start Available data
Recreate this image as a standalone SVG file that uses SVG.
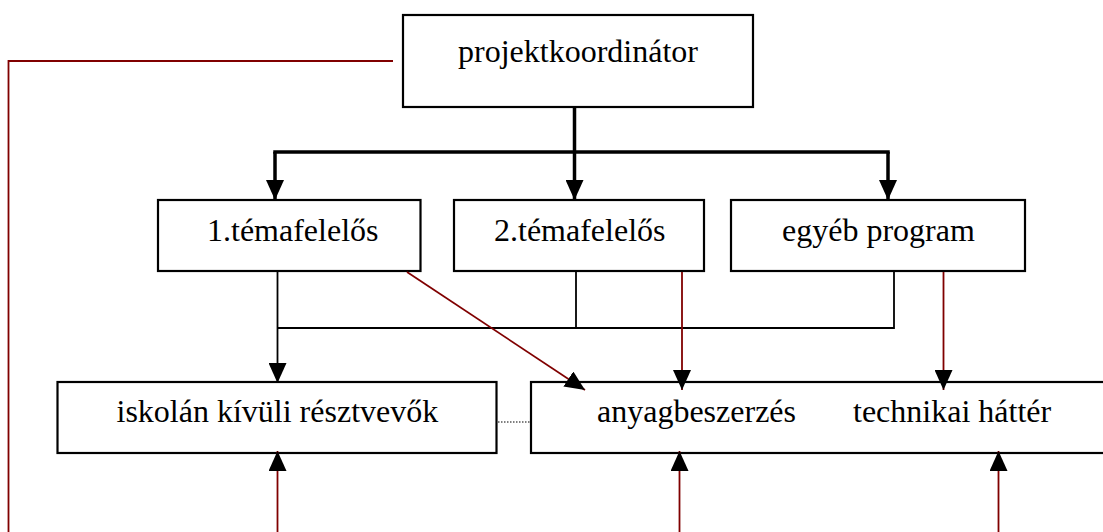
<svg xmlns="http://www.w3.org/2000/svg" width="1103" height="532" viewBox="0 0 1103 532">
<style>
.box{fill:#fff;stroke:#000;stroke-width:2.2}
.t{font-family:"Liberation Serif","Times New Roman",serif;font-size:32px;fill:#000}
.thick{stroke:#000;stroke-width:3.5;fill:none}
.thin{stroke:#000;stroke-width:1.8;fill:none}
.red{stroke:#800000;stroke-width:1.8;fill:none}
.dot{stroke:#000;stroke-width:1.2;stroke-dasharray:1.5 1.5;fill:none}
</style>
<defs>
<marker id="ah" markerUnits="userSpaceOnUse" markerWidth="20" markerHeight="18" refX="20" refY="9" orient="auto" viewBox="0 0 20 18">
<path d="M0,0 L20,9 L0,18 z" fill="#000"/>
</marker>
</defs>
<g id="projektkoordinator">
<rect class="box" x="403" y="15" width="350" height="92"/>
<text class="t" x="458" y="62">projektkoordinátor</text>
</g>
<g id="temafelelos1">
<rect class="box" x="158" y="200" width="262.5" height="71"/>
<text class="t" x="207" y="241">1.témafelelős</text>
</g>
<g id="temafelelos2">
<rect class="box" x="454" y="200" width="250" height="71"/>
<text class="t" x="494" y="241">2.témafelelős</text>
</g>
<g id="egyeb">
<rect class="box" x="731" y="200" width="294" height="71"/>
<text class="t" x="782" y="241">egyéb program</text>
</g>
<g id="iskolan">
<rect class="box" x="57.5" y="382" width="439" height="71"/>
<text class="t" x="116.5" y="422">iskolán kívüli résztvevők</text>
</g>
<g id="anyag">
<rect class="box" x="531" y="382" width="580" height="71"/>
<text class="t" x="597" y="422">anyagbeszerzés</text>
<text class="t" x="853" y="422">technikai háttér</text>
</g>
<g id="connectors">
<polyline class="red" points="393,61 8.5,61 8.5,532"/>
<line class="thick" x1="574.5" y1="107" x2="574.5" y2="200" marker-end="url(#ah)"/>
<line class="thick" x1="273.25" y1="152" x2="889.75" y2="152"/>
<line class="thick" x1="275" y1="152" x2="275" y2="200" marker-end="url(#ah)"/>
<line class="thick" x1="888" y1="152" x2="888" y2="200" marker-end="url(#ah)"/>
<line class="thin" x1="277.5" y1="272" x2="277.5" y2="383" marker-end="url(#ah)"/>
<polyline class="thin" points="277.5,328 894,328 894,272"/>
<line class="thin" x1="576" y1="272" x2="576" y2="328"/>
<line class="red" x1="407" y1="272" x2="585" y2="390" marker-end="url(#ah)"/>
<line class="red" x1="682" y1="272" x2="682" y2="390" marker-end="url(#ah)"/>
<line class="red" x1="943.5" y1="272" x2="943.5" y2="390" marker-end="url(#ah)"/>
<line class="red" x1="277.5" y1="532" x2="277.5" y2="451" marker-end="url(#ah)"/>
<line class="red" x1="679.5" y1="532" x2="679.5" y2="451" marker-end="url(#ah)"/>
<line class="red" x1="998.5" y1="532" x2="998.5" y2="451" marker-end="url(#ah)"/>
<line class="dot" x1="498" y1="422" x2="530" y2="422"/>
</g>
</svg>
end Available data
Description of the task:
Reproduce the whole listing word for word, setting aside any pictures.

Exercise response:
Recreate this image as a standalone SVG file that uses SVG.
<svg xmlns="http://www.w3.org/2000/svg" width="1103" height="532" viewBox="0 0 1103 532">
<style>
.box{fill:#fff;stroke:#000;stroke-width:2.2}
.t{font-family:"Liberation Serif","Times New Roman",serif;font-size:32px;fill:#000}
.thick{stroke:#000;stroke-width:3.5;fill:none}
.thin{stroke:#000;stroke-width:1.8;fill:none}
.red{stroke:#800000;stroke-width:1.8;fill:none}
.dot{stroke:#000;stroke-width:1.2;stroke-dasharray:1.5 1.5;fill:none}
</style>
<defs>
<marker id="ah" markerUnits="userSpaceOnUse" markerWidth="20" markerHeight="18" refX="20" refY="9" orient="auto" viewBox="0 0 20 18">
<path d="M0,0 L20,9 L0,18 z" fill="#000"/>
</marker>
</defs>
<g id="projektkoordinator">
<rect class="box" x="403" y="15" width="350" height="92"/>
<text class="t" x="458" y="62">projektkoordinátor</text>
</g>
<g id="temafelelos1">
<rect class="box" x="158" y="200" width="262.5" height="71"/>
<text class="t" x="207" y="241">1.témafelelős</text>
</g>
<g id="temafelelos2">
<rect class="box" x="454" y="200" width="250" height="71"/>
<text class="t" x="494" y="241">2.témafelelős</text>
</g>
<g id="egyeb">
<rect class="box" x="731" y="200" width="294" height="71"/>
<text class="t" x="782" y="241">egyéb program</text>
</g>
<g id="iskolan">
<rect class="box" x="57.5" y="382" width="439" height="71"/>
<text class="t" x="116.5" y="422">iskolán kívüli résztvevők</text>
</g>
<g id="anyag">
<rect class="box" x="531" y="382" width="580" height="71"/>
<text class="t" x="597" y="422">anyagbeszerzés</text>
<text class="t" x="853" y="422">technikai háttér</text>
</g>
<g id="connectors">
<polyline class="red" points="393,61 8.5,61 8.5,532"/>
<line class="thick" x1="574.5" y1="107" x2="574.5" y2="200" marker-end="url(#ah)"/>
<line class="thick" x1="273.25" y1="152" x2="889.75" y2="152"/>
<line class="thick" x1="275" y1="152" x2="275" y2="200" marker-end="url(#ah)"/>
<line class="thick" x1="888" y1="152" x2="888" y2="200" marker-end="url(#ah)"/>
<line class="thin" x1="277.5" y1="272" x2="277.5" y2="383" marker-end="url(#ah)"/>
<polyline class="thin" points="277.5,328 894,328 894,272"/>
<line class="thin" x1="576" y1="272" x2="576" y2="328"/>
<line class="red" x1="407" y1="272" x2="585" y2="390" marker-end="url(#ah)"/>
<line class="red" x1="682" y1="272" x2="682" y2="390" marker-end="url(#ah)"/>
<line class="red" x1="943.5" y1="272" x2="943.5" y2="390" marker-end="url(#ah)"/>
<line class="red" x1="277.5" y1="532" x2="277.5" y2="451" marker-end="url(#ah)"/>
<line class="red" x1="679.5" y1="532" x2="679.5" y2="451" marker-end="url(#ah)"/>
<line class="red" x1="998.5" y1="532" x2="998.5" y2="451" marker-end="url(#ah)"/>
<line class="dot" x1="498" y1="422" x2="530" y2="422"/>
</g>
</svg>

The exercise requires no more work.